The Cold War’s Bitter Legacy

It’s impossible to explain the continued dominance of the military in Pakistan without the Cold War, Jalal says. “It’s a rentier army—it has provided its services to the United States, and the U.S. has typically been interested in operational support from Pakistan,” she says. “They don’t have the same strategic aims, but America has gone along with providing them with money—and that’s the perfectly wrong way to go about it.”

In the years following Zia’s death in 1988 in a suspicious airplane accident, Pakistan continued to lurch from one political crisis to the next—and yet still managed to develop a nuclear weapons program, a priority for the military, which sees nuclear-armed India as its primary foe. Jalal details how Benazir Bhutto traded terms as prime minister—always prematurely ended by the military—with Nawaz Sharif. She was assassinated in 2007 during another comeback campaign. Radical Islamist groups, many fostered by the ISI, launched domestic terror campaigns. And throughout, the military took power and then receded to the wings, but never far offstage.

“It suits the military to wield all the power and have none of the responsibility—they let the politicians take the flak,” Jalal says. “These people are quite amenable to letting the politicians rule so long as their own privileges are intact.”

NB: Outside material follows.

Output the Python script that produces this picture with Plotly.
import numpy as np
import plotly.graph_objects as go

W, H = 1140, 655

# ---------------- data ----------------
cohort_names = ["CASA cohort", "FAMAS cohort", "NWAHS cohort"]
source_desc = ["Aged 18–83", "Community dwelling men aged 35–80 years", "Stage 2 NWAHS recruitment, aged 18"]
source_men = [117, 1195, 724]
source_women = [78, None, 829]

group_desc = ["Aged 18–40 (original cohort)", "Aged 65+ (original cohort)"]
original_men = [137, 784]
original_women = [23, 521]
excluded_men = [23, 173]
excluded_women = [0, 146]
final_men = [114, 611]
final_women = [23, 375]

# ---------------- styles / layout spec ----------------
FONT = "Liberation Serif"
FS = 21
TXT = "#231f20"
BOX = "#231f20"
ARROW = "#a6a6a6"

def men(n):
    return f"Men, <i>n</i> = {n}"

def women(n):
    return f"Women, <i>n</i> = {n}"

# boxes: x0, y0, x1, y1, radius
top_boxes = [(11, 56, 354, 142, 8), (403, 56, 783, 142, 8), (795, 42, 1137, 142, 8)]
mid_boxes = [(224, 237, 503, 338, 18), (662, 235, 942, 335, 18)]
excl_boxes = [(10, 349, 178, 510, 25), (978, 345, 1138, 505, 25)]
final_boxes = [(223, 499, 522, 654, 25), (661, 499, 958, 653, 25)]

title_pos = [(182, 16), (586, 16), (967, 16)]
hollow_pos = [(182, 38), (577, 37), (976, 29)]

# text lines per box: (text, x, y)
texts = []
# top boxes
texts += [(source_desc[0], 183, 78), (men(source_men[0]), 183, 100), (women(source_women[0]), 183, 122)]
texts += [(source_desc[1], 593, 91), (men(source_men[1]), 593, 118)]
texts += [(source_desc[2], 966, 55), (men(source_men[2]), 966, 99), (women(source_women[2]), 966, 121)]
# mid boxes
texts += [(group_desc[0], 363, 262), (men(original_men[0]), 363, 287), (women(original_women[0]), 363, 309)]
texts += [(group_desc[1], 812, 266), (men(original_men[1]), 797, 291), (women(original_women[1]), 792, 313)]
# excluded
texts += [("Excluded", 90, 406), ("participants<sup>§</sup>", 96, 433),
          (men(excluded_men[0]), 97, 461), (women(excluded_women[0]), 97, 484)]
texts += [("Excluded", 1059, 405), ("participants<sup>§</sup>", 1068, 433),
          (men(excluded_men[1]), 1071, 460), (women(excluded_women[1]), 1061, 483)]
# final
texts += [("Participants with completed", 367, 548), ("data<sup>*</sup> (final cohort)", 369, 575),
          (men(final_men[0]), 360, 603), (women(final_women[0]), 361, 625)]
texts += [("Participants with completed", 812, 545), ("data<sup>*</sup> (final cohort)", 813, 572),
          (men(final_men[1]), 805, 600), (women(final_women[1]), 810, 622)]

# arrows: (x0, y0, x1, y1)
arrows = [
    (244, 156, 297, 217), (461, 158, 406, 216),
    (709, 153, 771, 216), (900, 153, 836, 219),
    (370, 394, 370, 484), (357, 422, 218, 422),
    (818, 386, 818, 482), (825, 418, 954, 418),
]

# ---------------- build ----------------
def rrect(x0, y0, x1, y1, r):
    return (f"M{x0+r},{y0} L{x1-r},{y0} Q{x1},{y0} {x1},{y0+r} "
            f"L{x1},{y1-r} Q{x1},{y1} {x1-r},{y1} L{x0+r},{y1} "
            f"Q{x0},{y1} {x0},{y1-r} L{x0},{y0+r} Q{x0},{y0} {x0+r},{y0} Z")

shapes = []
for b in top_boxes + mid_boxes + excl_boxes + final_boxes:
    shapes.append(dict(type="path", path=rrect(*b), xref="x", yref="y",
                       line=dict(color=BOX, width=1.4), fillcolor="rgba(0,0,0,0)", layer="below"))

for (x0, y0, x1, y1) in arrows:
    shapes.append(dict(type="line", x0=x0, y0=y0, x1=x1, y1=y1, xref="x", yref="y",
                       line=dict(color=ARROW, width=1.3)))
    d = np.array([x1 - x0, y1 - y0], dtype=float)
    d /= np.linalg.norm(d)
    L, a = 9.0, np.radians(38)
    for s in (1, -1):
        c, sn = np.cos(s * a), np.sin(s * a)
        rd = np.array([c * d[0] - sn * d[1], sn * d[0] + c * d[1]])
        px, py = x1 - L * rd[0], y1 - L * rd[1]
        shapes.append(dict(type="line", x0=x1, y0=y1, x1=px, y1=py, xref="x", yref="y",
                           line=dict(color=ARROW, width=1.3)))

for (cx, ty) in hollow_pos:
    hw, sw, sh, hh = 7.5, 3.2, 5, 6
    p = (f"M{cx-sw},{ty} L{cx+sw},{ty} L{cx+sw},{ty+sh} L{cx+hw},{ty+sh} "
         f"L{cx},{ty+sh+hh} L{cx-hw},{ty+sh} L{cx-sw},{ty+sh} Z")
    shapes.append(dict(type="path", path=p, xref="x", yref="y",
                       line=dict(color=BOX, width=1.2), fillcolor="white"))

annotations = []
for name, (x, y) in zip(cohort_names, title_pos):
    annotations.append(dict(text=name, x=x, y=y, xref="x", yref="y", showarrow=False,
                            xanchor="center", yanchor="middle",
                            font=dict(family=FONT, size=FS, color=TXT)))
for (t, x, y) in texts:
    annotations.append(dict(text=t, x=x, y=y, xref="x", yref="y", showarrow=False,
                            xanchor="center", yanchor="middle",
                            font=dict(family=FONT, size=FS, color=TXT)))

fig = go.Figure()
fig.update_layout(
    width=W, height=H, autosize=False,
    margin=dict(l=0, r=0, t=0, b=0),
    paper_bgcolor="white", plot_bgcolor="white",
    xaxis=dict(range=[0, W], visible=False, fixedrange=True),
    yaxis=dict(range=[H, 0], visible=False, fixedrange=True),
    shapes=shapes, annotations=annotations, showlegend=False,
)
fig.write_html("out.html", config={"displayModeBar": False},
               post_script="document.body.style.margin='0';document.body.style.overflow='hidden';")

The military is not solely to blame for Pakistan’s tempestuous history, though. “The judiciary failed appallingly, at least in the early years of Pakistan,” she says. “In the beginning, the judiciary was under the thumb of the executive, but that is beginning to change—and that is where my hope lies. But the military is also more entrenched, so the struggle is going to be intense.”

Still, Jalal writes, “after eluding Pakistan for over six decades, democracy is coming to be recognized by a cross section of society… as the one remaining salve that can relieve the extreme stresses caused by aborted political processes and military authoritarianism.”